O Bairro Herculano acabou por ser um fracasso imobiliário, conduzindo o seu promotor à ruína, com a Companhia Geral de Crédito Popular Português a executar legalmente as hipotecas, em 1888.

As razões insucesso residem nos salários miseráveis da classe trabalhadora portuense, que não tinha disponibilidade financeira para pagar as rendas que poderiam rentabilizar o negócio. Hélder Pacheco conta que as mensalidades oscilavam entre os 2$000 e os 5$000 réis. Ora, em muitas ilhas das proximidades os alugueres mensais rondavam os $600-$800 réis. Já as classes intermédias, que tinham disponibilidade financeira, também não o ocupavam, porque a burguesia olhava para o bairro como uma ilha, pelo que habitar naquele espaço significava uma perda de estatuto social.

Bairro Herculano

Os gatos fazem também parte da paisagem do Bairro Herculano. Foto: Alexandra Denise Pinto

A posição entre um espaço operário e novos arruamentos burgueses, bem como a qualidade elevada da construção, foram incompatíveis com a mentalidade social do Porto e com a disponibilidade financeira da classe trabalhadora. “Ele no fundo é construído como um bairro para operários, mas muitos não podiam viver nele”, comenta  o historiador Hélder Pacheco.

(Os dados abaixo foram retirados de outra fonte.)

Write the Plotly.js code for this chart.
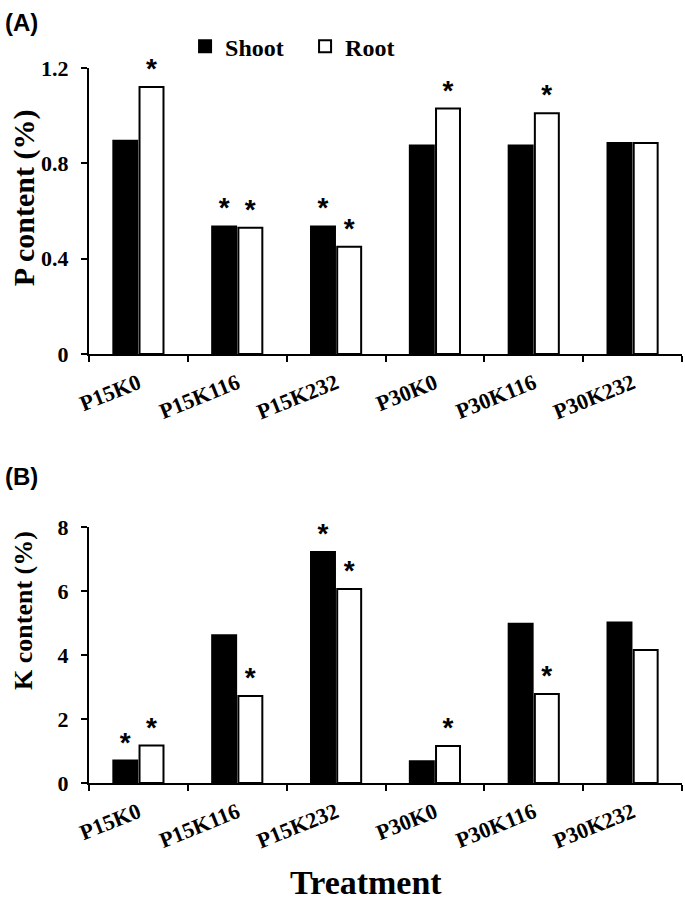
<!DOCTYPE html>
<html>
<head>
<meta charset="utf-8">
<script src="https://cdn.plot.ly/plotly-3.0.1.min.js"></script>
<style>html,body{margin:0;padding:0;background:#fff;}#chart{width:685px;height:910px;}</style>
</head>
<body>
<div id="chart"></div>
<script>
var categories = ['P15K0','P15K116','P15K232','P30K0','P30K116','P30K232'];
var pShoot = [0.895, 0.535, 0.535, 0.875, 0.875, 0.885];
var pRoot = [1.12, 0.53, 0.45, 1.03, 1.01, 0.885];
var pShootSig = ['', '*', '*', '', '', ''];
var pRootSig = ['*', '*', '*', '*', '*', ''];
var kShoot = [0.70, 4.62, 7.22, 0.68, 4.98, 5.02];
var kRoot = [1.17, 2.72, 6.06, 1.16, 2.78, 4.16];
var kShootSig = ['*', '', '*', '', '', ''];
var kRootSig = ['*', '*', '*', '*', '*', ''];
var pTicks = [0, 0.4, 0.8, 1.2];
var kTicks = [0, 2, 4, 6, 8];

var serif = 'Liberation Serif, Times New Roman, serif';
var sans = 'Liberation Sans, Arial, sans-serif';
var starFont = {family: sans, size: 28, color: '#000', weight: 'bold'};

function bar(name, x, y, sig, xa, ya, fill, show) {
  return {
    type: 'bar', name: name, x: x, y: y, xaxis: xa, yaxis: ya,
    text: sig, textposition: 'outside', textfont: starFont, cliponaxis: false,
    marker: {color: fill, line: {color: '#000', width: 2}},
    showlegend: show, hoverinfo: 'skip'
  };
}

var data = [
  bar('Shoot', categories, pShoot, pShootSig, 'x', 'y', '#000', true),
  bar('Root', categories, pRoot, pRootSig, 'x', 'y', '#fff', true),
  bar('Shoot', categories, kShoot, kShootSig, 'x2', 'y2', '#000', false),
  bar('Root', categories, kRoot, kRootSig, 'x2', 'y2', '#fff', false)
];

var tickFont = {family: serif, size: 22, color: '#000', weight: 'bold'};
function xaxis(anchor) {
  return {
    anchor: anchor, domain: [0, 1], type: 'category',
    showline: true, linecolor: '#000', linewidth: 2,
    ticks: 'outside', tickson: 'boundaries', ticklen: 6, tickwidth: 2, tickcolor: '#000',
    ticklabelstandoff: 6,
    tickangle: -22, tickfont: {family: serif, size: 22, color: '#000', weight: 'bold'},
    showgrid: false, zeroline: false, fixedrange: true
  };
}
function yaxis(anchor, dom, rng, vals) {
  return {
    anchor: anchor, domain: dom, range: rng, tickvals: vals,
    showline: true, linecolor: '#000', linewidth: 2,
    ticks: 'outside', ticklen: 6, tickwidth: 2, tickcolor: '#000',
    ticklabelstandoff: 8,
    tickfont: tickFont, showgrid: false, zeroline: false, fixedrange: true
  };
}

function label(text, x, y, size, family, angle, xanchor) {
  return {text: text, xref: 'paper', yref: 'paper', x: x, y: y,
    xanchor: xanchor || 'center', yanchor: 'middle', showarrow: false, textangle: angle || 0,
    font: {family: family, size: size, color: '#000', weight: 'bold'}};
}

var layout = {
  width: 685, height: 910,
  margin: {l: 89, r: 3, t: 68, b: 127},
  paper_bgcolor: '#fff', plot_bgcolor: '#fff',
  barmode: 'group', bargap: 0.47, bargroupgap: 0.085,
  xaxis: xaxis('y'),
  yaxis: yaxis('x', [0.6, 1], [0, 1.2], pTicks),
  xaxis2: xaxis('y2'),
  yaxis2: yaxis('x2', [0, 0.358], [0, 8], kTicks),
  legend: {
    orientation: 'h', x: 0.162, xanchor: 'left', y: 1.03, yanchor: 'middle',
    font: {family: serif, size: 24, color: '#000', weight: 'bold'},
    entrywidth: 75, entrywidthmode: 'pixels', tracegroupgap: 0, bgcolor: 'rgba(0,0,0,0)'
  },
  annotations: [
    label('(A)', -0.145, 1.064, 24, sans, 0, 'left'),
    label('(B)', -0.145, 0.429, 24, sans, 0, 'left'),
    label('P content (%)', -0.1096, 0.818, 30, serif, -90),
    label('K content (%)', -0.1096, 0.2406, 26, serif, -90),
    label('Treatment', 0.467, -0.1385, 34, serif, 0)
  ],
  hovermode: false
};

Plotly.newPlot('chart', data, layout, {displayModeBar: false, staticPlot: true});
</script>
</body>
</html>
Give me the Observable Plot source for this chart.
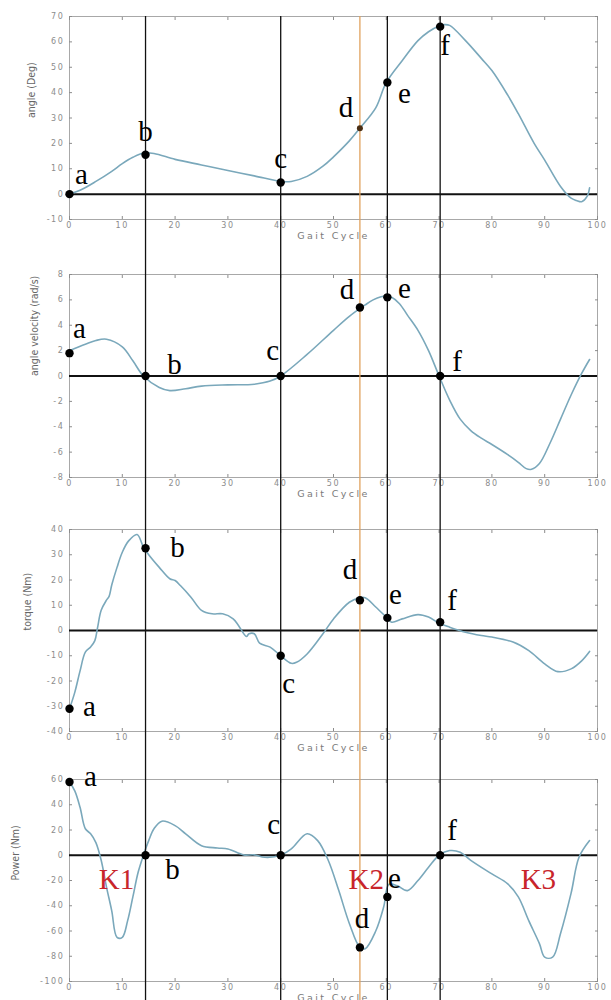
<!DOCTYPE html>
<html><head><meta charset="utf-8">
<script src="https://cdn.jsdelivr.net/npm/d3@7"></script>
<script src="https://cdn.jsdelivr.net/npm/@observablehq/plot@0.6"></script>
<style>
body{margin:0;background:#fff;}
#chart svg{display:block;}
g[aria-label="x-axis tick label"] text, g[aria-label="y-axis tick label"] text{letter-spacing:1.6px;}
.gait text{letter-spacing:2.4px;}
</style></head><body><div id="chart"></div>
<script>
// ---- data ----
const xTicks = [0,10,20,30,40,50,60,70,80,90,100];
const eventNames = ["a","b","c","d","e","f"];
const eventX = [0, 14.4, 40, 55, 60.2, 70.2];
const guideX = [14.4, 40, 60.2, 70.2];
const highlightX = [55];

const angleTicks = [-10,0,10,20,30,40,50,60,70];
const angleX = [0,2,5,8,10,12,14,16,20,25,30,35,40,42,45,48,50,53,55,58,60,63,66,68,70,71,72,75,78,80,83,85,88,90,93,95,96,97,98,98.5];
const angleY = [0,1.5,5,9,12,14.5,16.2,16,13.7,11.5,9.3,7.2,5,5,7,11,14.7,21,26,34,44,52.6,60.5,64,66.3,66.8,66.5,60.5,53.5,48.7,39,31.7,20,13.4,3,-1.6,-2.5,-3,-1,2.5];
const angleDots = [0, 15.5, 4.6, 26, 44, 66];

const velTicks = [-8,-6,-4,-2,0,2,4,6,8];
const velX = [0,3,5,7,10,12,14,17,19,22,25,30,35,38,40,45,50,53,56,57.5,59,60,61,62.5,64,66,68,70,72,74,76,78,80,83,85,86.5,87.5,89,91,93,95,97,98.5];
const velY = [2,2.5,2.8,2.9,2.3,1.2,0,-0.9,-1.15,-1,-0.8,-0.7,-0.65,-0.4,0,1.7,3.6,4.7,5.6,6.0,6.25,6.3,6.2,5.7,4.8,3.6,2.0,0,-1.9,-3.4,-4.3,-4.9,-5.4,-6.2,-6.8,-7.3,-7.35,-6.9,-5.3,-3.4,-1.5,0.2,1.3];
const velDots = [1.8, 0, 0, 5.4, 6.2, 0];

const torqueTicks = [-40,-30,-20,-10,0,10,20,30,40];
const torqueX = [0,1,2,3,4,4.8,5.3,6,7,7.5,8,9,10,11.2,12.8,14,15,17,19,20,21,23,25,27,29,31,32,33.5,34,35,36,38,40,42,43,45,48,50,53,55,56,58,60,61,63,66,68,70,72,75,78,80,84,87,90,92.5,95,97,98.5];
const torqueY = [-31,-24.5,-16,-8.6,-6.5,-4,1,8,12,13.5,18,25,31,35.5,38,33,30,25,20.5,19.8,17.8,13.2,8,6.6,6.6,4.6,2,-2.4,-1.3,-1.3,-5,-6.6,-10,-13,-12.6,-9.3,-1.3,4.6,11.2,13,13,9.3,5.3,3.3,4.6,6.3,5.3,2.9,1.3,-0.7,-2,-2.6,-4.6,-8,-13.2,-16.3,-15.2,-12,-8.3];
const torqueDots = [-31, 32.6, -10, 12, 5, 3.3];

const powerTicks = [-100,-80,-60,-40,-20,0,20,40,60];
const powerX = [0,1,2,3,4,5,6,7,8,9,10,11,12,13,14,15,16,17.5,20,22,25,28,30,33,35,37,40,42,45,47,49,51,53,55,56,58,59.5,60.5,62,64,66,68,70,72,74,76,80,83,85,87,89,90,91.5,93,95,96.5,98.5];
const powerY = [58,51,38,21,17,10,-4,-25,-44,-65,-65,-52,-33,-13.5,0,11.6,21,27,23.5,17,7.6,5.8,5,0.3,0.3,-1.6,0,5,17,11.6,-4,-28,-54,-73,-74,-60,-41,-23,-24,-28,-20,-9.5,0,3.7,2.4,-4,-14.8,-22.7,-33,-52,-70,-80.7,-80.7,-62,-30,-1.6,11.6];
const powerDots = [58, 0, 0, -73, -33, 0];

const phaseNames = ["K1","K2","K3"];
const phaseX = [8.9, 56.2, 88.8];
const phaseY = [-19, -19, -19];

// ---- drawing ----
const serif = "'Liberation Serif', 'Times New Roman', serif";
const narrow = "'Liberation Sans Narrow', 'DejaVu Sans Condensed', 'Liberation Sans', sans-serif";
const tickFont = "'DejaVu Sans', sans-serif";
const gray = "#8c8c8c";

function panel(cfg) {
  const curve = cfg.xs.map((x, i) => ({x, y: cfg.ys[i]}));
  const pts = eventX.map((x, i) => ({x, y: cfg.dots[i], name: eventNames[i]}));
  const marks = [
    Plot.frame({stroke: "#a8a8a8"}),
    Plot.axisX({ticks: xTicks, tickSize: -3, tickPadding: 6, tickFormat: d => String(d), label: null, color: gray, fontSize: 8, fontFamily: tickFont}),
    Plot.axisX({anchor: "top", ticks: xTicks, tickSize: -3, tickFormat: () => "", label: null, color: gray}),
    Plot.axisY({ticks: cfg.yTicks, tickSize: -3, tickPadding: 8, tickFormat: d => String(d), label: null, color: gray, fontSize: 8, fontFamily: tickFont}),
    Plot.axisY({anchor: "right", ticks: cfg.yTicks, tickSize: -3, tickFormat: () => "", label: null, color: gray}),
    Plot.text(["Gait Cycle"], {frameAnchor: "bottom", dy: 19, fill: "#7a7a7a", fontSize: 9.5, fontFamily: tickFont, className: "gait"}),
    Plot.text([cfg.yLabel], {frameAnchor: "left", rotate: -90, dx: cfg.yLabelDx, fill: "#666", fontSize: 10.5, fontFamily: narrow}),
    Plot.ruleY([0], {stroke: "#111", strokeWidth: 2}),
    Plot.line(curve, {x: "x", y: "y", stroke: "#7aa8bb", strokeWidth: 1.6, curve: "catmull-rom"}),
    Plot.ruleX(guideX, {stroke: "#111", strokeWidth: 1.3, insetTop: -cfg.ruleTop, insetBottom: -cfg.ruleBottom}),
    Plot.ruleX(highlightX, {stroke: "#e0a25e", strokeWidth: 1.3, insetTop: -cfg.ruleTop, insetBottom: -cfg.ruleBottom}),
  ];
  pts.forEach((p, i) => {
    const small = cfg.smallDot === i;
    marks.push(Plot.dot([p], {x: "x", y: "y", r: small ? 3 : 4.2, fill: small ? "#4a2e14" : "#000"}));
    marks.push(Plot.text([p], {x: "x", y: "y", text: "name", dx: cfg.offsets[i][0], dy: cfg.offsets[i][1], fontSize: 29, fontFamily: serif, fill: "#000"}));
  });
  if (cfg.phases) {
    marks.push(Plot.text(phaseNames.map((n, i) => ({n, x: phaseX[i], y: phaseY[i]})), {x: "x", y: "y", text: "n", fontSize: 29, fontFamily: serif, fill: "#c8252b"}));
  }
  return Plot.plot({
    width: 611, height: cfg.height,
    marginLeft: 69, marginRight: 14, marginTop: cfg.mt, marginBottom: cfg.mb,
    x: {domain: [0, 100]},
    y: {domain: cfg.yDomain},
    style: {background: "#fff", overflow: "visible"},
    marks
  });
}

const root = document.getElementById("chart");
root.append(panel({
  xs: angleX, ys: angleY, dots: angleDots, yDomain: [-10, 70], yTicks: angleTicks, yLabel: "angle (Deg)", yLabelDx: -38,
  height: 255, mt: 16, mb: 36, ruleTop: 0, ruleBottom: 36, smallDot: 3,
  offsets: [[12, -19], [0, -23], [0, -24], [-14, -20], [17, 11], [5, 19]]
}));
root.append(panel({
  xs: velX, ys: velY, dots: velDots, yDomain: [-8, 8], yTicks: velTicks, yLabel: "angle velocity (rad/s)", yLabelDx: -35,
  height: 255, mt: 19, mb: 33, ruleTop: 19, ruleBottom: 33,
  offsets: [[10, -24], [29, -11], [-8, -25], [-13, -18], [17, -9], [17, -14]]
}));
root.append(panel({
  xs: torqueX, ys: torqueY, dots: torqueDots, yDomain: [-40, 40], yTicks: torqueTicks, yLabel: "torque (Nm)", yLabelDx: -42,
  height: 255, mt: 19, mb: 34, ruleTop: 19, ruleBottom: 34,
  offsets: [[20, -2], [32, 0], [8, 28], [-10, -30], [8, -23], [12, -21]]
}));
root.append(panel({
  xs: powerX, ys: powerY, dots: powerDots, yDomain: [-100, 60], yTicks: powerTicks, yLabel: "Power (Nm)", yLabelDx: -54,
  height: 235, mt: 14, mb: 19, ruleTop: 14, ruleBottom: 19, phases: true,
  offsets: [[21, -5], [27, 14], [-7, -31], [2, -29], [7, -18], [12, -25]]
}));
</script></body></html>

Ainda assim, o Bairro Herculano perdura no tempo e é considerado por Jorge Ricardo Pinto como especial e “último da sua espécie”, sobrevivendo às mutações sentidas ao longo dos anos na cidade.

Queiramos quer não, o Porto mudou e com ele a sua gente. O barulho, a azáfama e a confusão pintam de cinzento uma cidade agora metropolitana. O dia passa mais rápido e são cada vez menos as conversas e festas entre vizinhos e amigos. Alguns culpam o turismo. Outros, as gerações. O motivo, o tempo. Mas esse não pára.

A Maria Laurinda, Hermínio Nobre, Olga Silva e a tantos outros conforta a certeza de que a identidade do Bairro Herculano prevalecerá como uma das mais autênticas da Invicta.